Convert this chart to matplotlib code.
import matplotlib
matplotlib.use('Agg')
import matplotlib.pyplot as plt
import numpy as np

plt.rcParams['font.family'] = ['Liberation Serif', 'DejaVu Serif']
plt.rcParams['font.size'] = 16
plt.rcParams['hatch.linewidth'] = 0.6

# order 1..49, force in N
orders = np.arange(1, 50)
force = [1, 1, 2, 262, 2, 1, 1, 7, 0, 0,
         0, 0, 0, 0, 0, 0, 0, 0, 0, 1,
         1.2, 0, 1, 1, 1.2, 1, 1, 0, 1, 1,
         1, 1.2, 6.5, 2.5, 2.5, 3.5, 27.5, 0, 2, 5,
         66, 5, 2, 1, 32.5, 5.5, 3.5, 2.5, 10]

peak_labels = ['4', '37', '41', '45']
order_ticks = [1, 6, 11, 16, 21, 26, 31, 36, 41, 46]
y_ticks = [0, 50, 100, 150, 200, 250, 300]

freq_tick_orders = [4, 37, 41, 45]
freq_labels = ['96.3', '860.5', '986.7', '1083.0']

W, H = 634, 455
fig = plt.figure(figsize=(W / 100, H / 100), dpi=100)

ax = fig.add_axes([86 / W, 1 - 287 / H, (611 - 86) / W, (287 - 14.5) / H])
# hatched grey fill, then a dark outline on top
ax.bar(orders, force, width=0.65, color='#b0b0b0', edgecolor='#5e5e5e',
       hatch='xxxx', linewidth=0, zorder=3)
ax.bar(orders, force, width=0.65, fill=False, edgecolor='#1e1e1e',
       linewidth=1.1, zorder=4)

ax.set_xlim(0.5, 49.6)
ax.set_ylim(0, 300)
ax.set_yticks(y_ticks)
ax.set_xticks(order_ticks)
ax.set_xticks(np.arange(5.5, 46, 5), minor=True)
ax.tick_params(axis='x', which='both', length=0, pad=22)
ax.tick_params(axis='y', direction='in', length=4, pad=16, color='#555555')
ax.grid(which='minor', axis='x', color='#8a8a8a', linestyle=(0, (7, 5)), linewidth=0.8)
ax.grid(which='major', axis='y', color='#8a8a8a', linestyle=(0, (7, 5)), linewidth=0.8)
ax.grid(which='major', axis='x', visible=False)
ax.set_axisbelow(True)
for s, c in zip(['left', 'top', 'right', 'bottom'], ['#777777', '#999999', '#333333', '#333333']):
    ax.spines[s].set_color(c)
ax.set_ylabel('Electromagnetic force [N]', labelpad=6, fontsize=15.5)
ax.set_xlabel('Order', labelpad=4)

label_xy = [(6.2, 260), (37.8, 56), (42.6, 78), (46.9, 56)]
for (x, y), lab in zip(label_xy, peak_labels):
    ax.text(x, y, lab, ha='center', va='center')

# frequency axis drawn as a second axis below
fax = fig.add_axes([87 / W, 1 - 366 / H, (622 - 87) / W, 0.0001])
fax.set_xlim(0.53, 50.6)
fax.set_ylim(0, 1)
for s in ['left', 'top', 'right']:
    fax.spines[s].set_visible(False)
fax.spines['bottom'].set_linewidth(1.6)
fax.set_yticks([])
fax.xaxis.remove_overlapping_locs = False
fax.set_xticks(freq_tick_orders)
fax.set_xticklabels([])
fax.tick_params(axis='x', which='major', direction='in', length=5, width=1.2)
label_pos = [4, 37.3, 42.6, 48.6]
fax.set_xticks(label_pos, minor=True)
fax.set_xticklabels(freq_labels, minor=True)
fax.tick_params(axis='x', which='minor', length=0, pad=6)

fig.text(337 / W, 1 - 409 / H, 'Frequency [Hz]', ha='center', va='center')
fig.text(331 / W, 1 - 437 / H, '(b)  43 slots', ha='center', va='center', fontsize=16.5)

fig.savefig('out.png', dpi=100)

···

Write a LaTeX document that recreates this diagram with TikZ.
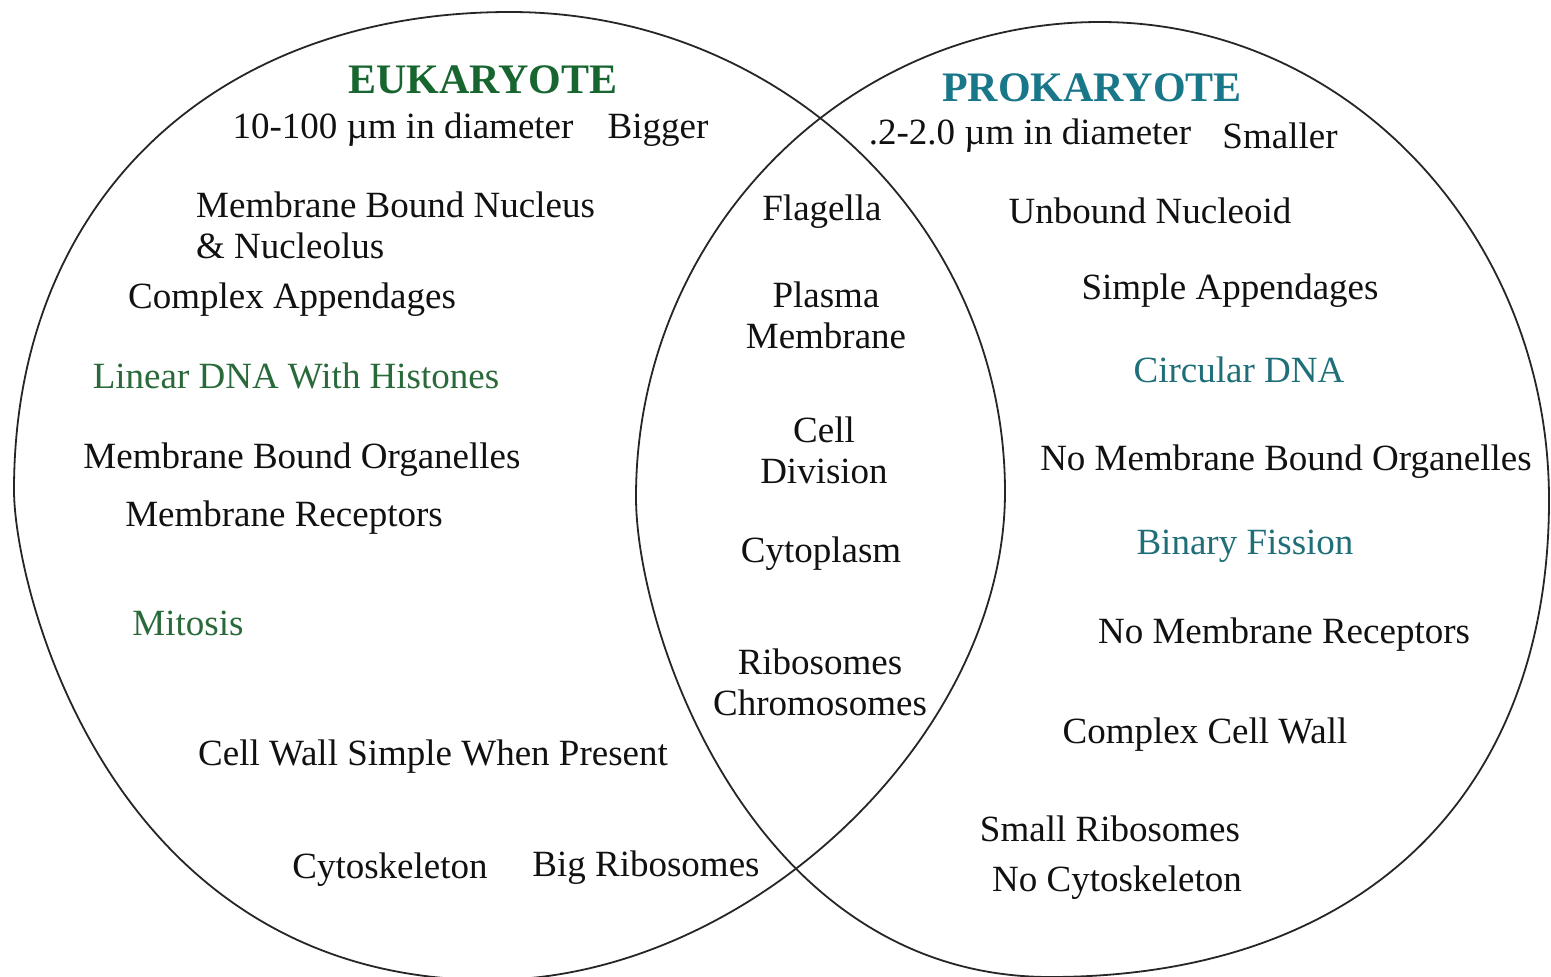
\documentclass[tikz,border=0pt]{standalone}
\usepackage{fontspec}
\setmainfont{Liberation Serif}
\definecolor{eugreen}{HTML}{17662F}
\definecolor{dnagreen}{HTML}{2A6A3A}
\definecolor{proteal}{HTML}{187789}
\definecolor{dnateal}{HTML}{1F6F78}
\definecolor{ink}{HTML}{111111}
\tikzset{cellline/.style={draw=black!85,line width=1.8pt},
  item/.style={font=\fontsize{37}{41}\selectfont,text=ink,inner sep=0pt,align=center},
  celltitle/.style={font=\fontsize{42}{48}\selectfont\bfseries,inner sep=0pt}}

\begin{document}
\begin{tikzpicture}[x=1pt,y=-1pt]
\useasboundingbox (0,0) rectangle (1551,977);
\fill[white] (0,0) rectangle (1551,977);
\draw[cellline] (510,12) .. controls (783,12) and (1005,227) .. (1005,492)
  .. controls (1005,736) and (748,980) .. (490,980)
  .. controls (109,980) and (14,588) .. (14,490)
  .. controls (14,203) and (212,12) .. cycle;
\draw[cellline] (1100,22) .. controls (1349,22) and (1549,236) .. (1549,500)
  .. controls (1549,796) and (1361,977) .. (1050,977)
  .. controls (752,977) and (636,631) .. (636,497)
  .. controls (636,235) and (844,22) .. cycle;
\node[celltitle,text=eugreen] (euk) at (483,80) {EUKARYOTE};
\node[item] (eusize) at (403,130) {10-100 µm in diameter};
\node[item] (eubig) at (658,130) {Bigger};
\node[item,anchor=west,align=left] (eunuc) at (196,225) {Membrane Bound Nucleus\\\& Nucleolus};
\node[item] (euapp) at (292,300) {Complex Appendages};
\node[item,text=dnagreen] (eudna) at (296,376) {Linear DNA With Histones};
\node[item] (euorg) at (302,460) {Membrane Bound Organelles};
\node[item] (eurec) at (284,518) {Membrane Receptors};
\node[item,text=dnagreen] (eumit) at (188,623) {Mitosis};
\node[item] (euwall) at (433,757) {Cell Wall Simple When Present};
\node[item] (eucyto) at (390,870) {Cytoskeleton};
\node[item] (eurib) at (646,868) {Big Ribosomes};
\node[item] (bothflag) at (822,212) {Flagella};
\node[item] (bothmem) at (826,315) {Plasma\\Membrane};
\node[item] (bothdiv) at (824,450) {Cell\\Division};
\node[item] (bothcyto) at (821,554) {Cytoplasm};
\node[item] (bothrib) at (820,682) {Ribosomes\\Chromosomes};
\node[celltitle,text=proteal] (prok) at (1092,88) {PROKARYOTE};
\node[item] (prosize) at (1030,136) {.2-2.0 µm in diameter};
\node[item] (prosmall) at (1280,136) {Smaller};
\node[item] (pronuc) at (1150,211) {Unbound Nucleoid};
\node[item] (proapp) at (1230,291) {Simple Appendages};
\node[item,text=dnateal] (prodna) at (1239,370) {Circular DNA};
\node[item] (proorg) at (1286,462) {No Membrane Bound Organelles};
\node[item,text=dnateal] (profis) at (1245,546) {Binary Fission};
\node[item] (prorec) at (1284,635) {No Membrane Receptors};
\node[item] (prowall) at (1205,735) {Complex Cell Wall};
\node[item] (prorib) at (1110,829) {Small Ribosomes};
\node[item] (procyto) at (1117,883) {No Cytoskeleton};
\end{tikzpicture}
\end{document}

···

### [PROBLEM TO SOLVE]
Among the lines above, determine how many hold the word "matplotlib"; report the figure alone.

### [TASK RESULT]
4